Two Western journalists were more than a dozen people killed Wednesday as Syrian forces pounded the rebel city of Homs, activists said, while calls mounted for a truce to allow in humanitarian aid. The latest barrage came a day after security forces killed at least 68 people across Syria, adding to an overall death toll of 7,636 since March when anti-regime protests broke out, the Syrian Observatory for Human Rights said. The toll includes 5,542 civilians, the head of the Britain-based rights monitoring group, Rami Abdel Rahman, told AFP. At least 13 more civilians were killed in shelling of the Baba Amr district of Homs early Wednesday, the 19th straight day that the city in central Syria was being pounded, the Observatory said.
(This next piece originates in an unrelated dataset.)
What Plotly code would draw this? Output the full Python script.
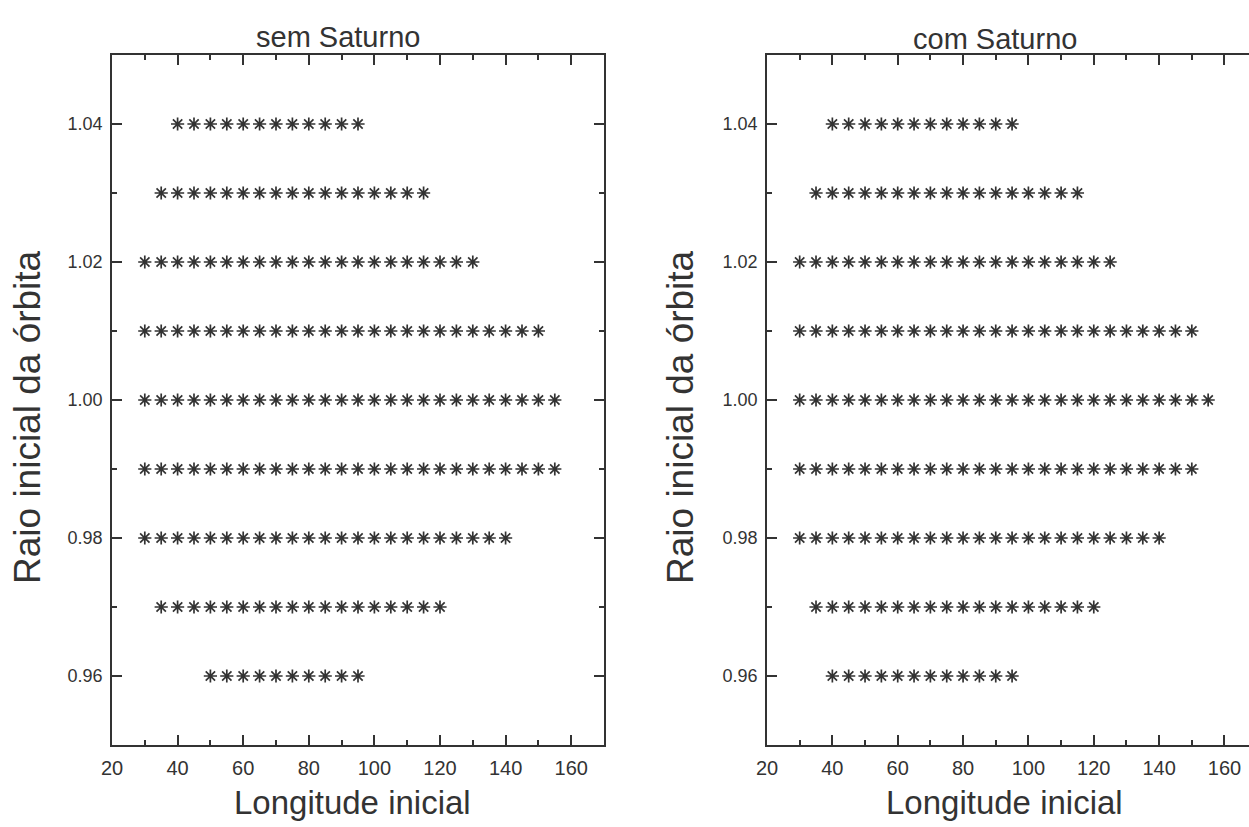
import plotly.graph_objects as go

# ---- data ----
radii = [1.04, 1.03, 1.02, 1.01, 1.00, 0.99, 0.98, 0.97, 0.96]
step_deg = 5  # spacing of the initial-longitude grid

# first and last stable initial longitude for each radius
sem_start = [40, 35, 30, 30, 30, 30, 30, 35, 50]
sem_end   = [95, 115, 130, 150, 155, 155, 140, 120, 95]
com_start = [40, 35, 30, 30, 30, 30, 30, 35, 40]
com_end   = [95, 115, 125, 150, 155, 150, 140, 120, 95]

x_ticks = [20, 40, 60, 80, 100, 120, 140, 160]
y_ticks = [0.96, 0.98, 1.00, 1.02, 1.04]

titles = ["sem Saturno", "com Saturno"]
xlabel = "Longitude inicial"
ylabel = "Raio inicial da órbita"


def expand(starts, ends):
    xs, ys = [], []
    for r, a, b in zip(radii, starts, ends):
        for lon in range(a, b + 1, step_deg):
            xs.append(lon)
            ys.append(r)
    return xs, ys


FONT = "Liberation Sans, Arial, sans-serif"
INK = "#333333"
W, H = 1249, 827

fig = go.Figure()
marker = dict(symbol="asterisk-open", size=11, color=INK,
              line=dict(color=INK, width=1.7))

x1, y1 = expand(sem_start, sem_end)
x2, y2 = expand(com_start, com_end)
fig.add_trace(go.Scatter(x=x1, y=y1, mode="markers", marker=marker,
                         xaxis="x", yaxis="y", showlegend=False))
fig.add_trace(go.Scatter(x=x2, y=y2, mode="markers", marker=marker,
                         xaxis="x2", yaxis="y2", showlegend=False))

top_px, bot_px = 55, 745
ydom = [1 - bot_px / H, 1 - top_px / H]
dom1 = [112.0 / W, 604.0 / W]
dom2 = [767.0 / W, 1.0]


def xax(dom, rng, anchor, mirror):
    return dict(domain=dom, range=rng, anchor=anchor, automargin=False,
                tickmode="array", tickvals=x_ticks,
                ticks="inside", ticklen=10, tickwidth=1.5, tickcolor=INK,
                minor=dict(tickvals=[30, 50, 70, 90, 110, 130, 150, 170],
                           ticks="inside", ticklen=5, tickwidth=1.5, tickcolor=INK),
                showline=True, linecolor=INK, linewidth=1.5, mirror=mirror,
                showgrid=False, zeroline=False, ticklabelstandoff=4,
                tickfont=dict(family=FONT, size=20, color=INK))


def yax(dom, anchor, mirror):
    return dict(domain=dom, range=[0.95, 1.05], anchor=anchor, automargin=False,
                tickmode="array", tickvals=y_ticks,
                ticktext=[f"{v:.2f}" for v in y_ticks],
                ticks="inside", ticklen=10, tickwidth=1.5, tickcolor=INK,
                minor=dict(tickvals=[0.97, 0.99, 1.01, 1.03],
                           ticks="inside", ticklen=5, tickwidth=1.5, tickcolor=INK),
                showline=True, linecolor=INK, linewidth=1.5, mirror=mirror,
                showgrid=False, zeroline=False, ticklabelstandoff=4,
                tickfont=dict(family=FONT, size=18, color=INK))


fig.update_layout(
    width=W, height=H, autosize=False,
    margin=dict(l=0, r=0, t=0, b=0, autoexpand=False),
    paper_bgcolor="white", plot_bgcolor="white",
    xaxis=xax(dom1, [20, 170], "y", "ticks"),
    yaxis=yax(ydom, "x", "ticks"),
    xaxis2=xax(dom2, [20, 167.5], "y2", "ticks"),
    yaxis2=yax(ydom, "x2", False),
)


def py(px):
    return 1 - px / H


def pxx(px):
    return px / W


ann = []
ann.append(dict(text=titles[0], x=pxx(338), y=py(37), xref="paper", yref="paper",
                showarrow=False, xanchor="center", yanchor="middle",
                font=dict(family=FONT, size=29, color=INK)))
ann.append(dict(text=titles[1], x=pxx(995), y=py(39), xref="paper", yref="paper",
                showarrow=False, xanchor="center", yanchor="middle",
                font=dict(family=FONT, size=29, color=INK)))
for cx in (352, 1004):
    ann.append(dict(text=xlabel, x=pxx(cx), y=py(802), xref="paper", yref="paper",
                    showarrow=False, xanchor="center", yanchor="middle",
                    font=dict(family=FONT, size=33, color=INK)))
for cx in (27, 680):
    ann.append(dict(text=ylabel, x=pxx(cx), y=py(417), xref="paper", yref="paper",
                    showarrow=False, xanchor="center", yanchor="middle", textangle=-90,
                    font=dict(family=FONT, size=37, color=INK)))
fig.update_layout(annotations=ann)

fig.write_html("out.html")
American journalist Marie Colvin, who reported for London’s Sunday Times and French freelance photojournalist Remi Ochlik were killed in the bombing of Baba Amr, French Culture Minister Frederic Mitterrand said. France’s President Nicolas Sarkozy said the deaths of the journalists showed that “this regime must go.” Activist Omar Shaker from inside Baba Amr told AFP that two were killed and three others wounded as a shell crashed into a makeshift media centre set up by anti-regime militants.
The French newspaper Le Figaro said one of its reporters, Edith Bouvier, was wounded in the legs. The area remained the target of random shelling, blocking attempts to remove the bodies, Shaker said. French television reporter Gilles Jacquier was killed in Homs last month as a shell exploded amid a group of journalists covering protests in the city on a visit organised by the Syrian authorities.
A Syrian citizen journalist, Rami al-Sayyed, who provided live footage on the Internet from Baba Amr, was killed late Tuesday when a rocket hit a car in which he was travelling, activist Hadi Abdullah told AFP. US State Department Spokesperson Victoria Nuland condemned the death of the two western journalists in a press conference, calling the Syrian government’s use of force “shameless brutality.”